French bank Société Générale is set to pull out of property lending, dealing a further blow to the debt market.
The bank has suspended new loans to UK and continental European property projects and will undertake a review on whether to sell or close its real estate finance unit, owing to the worsening eurozone debt crisis.
The move, which will not affect deals which have already been granted credit approval, comes just five months after the firm drafted in high-profile former Lehman Brothers bankers James Jakeman and Pierpaulo Isaaci.
The duo were recruited to head a four-strong London property lending team with a target of lending €500m in its first year.
SocGen has also put a portfolio of non-performing loans of around €500m up for sale, and has held discussions with private equity firms about the possibility of selling €2bn-€3bn of its overall €4bn performing loan book.
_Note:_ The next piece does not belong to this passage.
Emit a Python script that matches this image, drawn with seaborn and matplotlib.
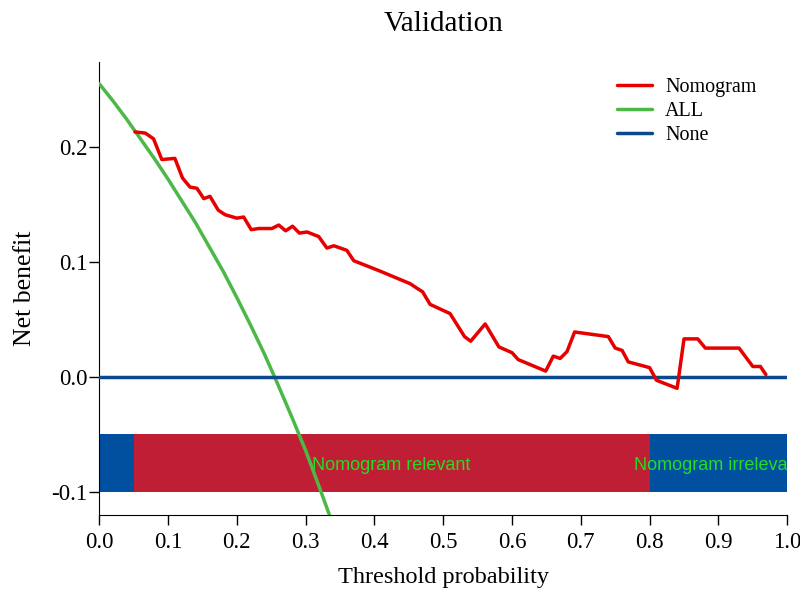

The sale of the real estate loan portfolio is being undertaken by global real estate and lodging finance head Jean-Francois Despoux and deputy head of global finance David Coxon.
Around 25 private equity firms are understood to have signed non-disclosure agreements regarding the sale, and talks have been held about the possibility of selling a larger portfolio.
SocGen is the second bank in as many weeks to pull withdrawal from new lending. On 4 November Eurohypo’s parent company, Commerzbank, curtailed Eurohypo’s new loan remit.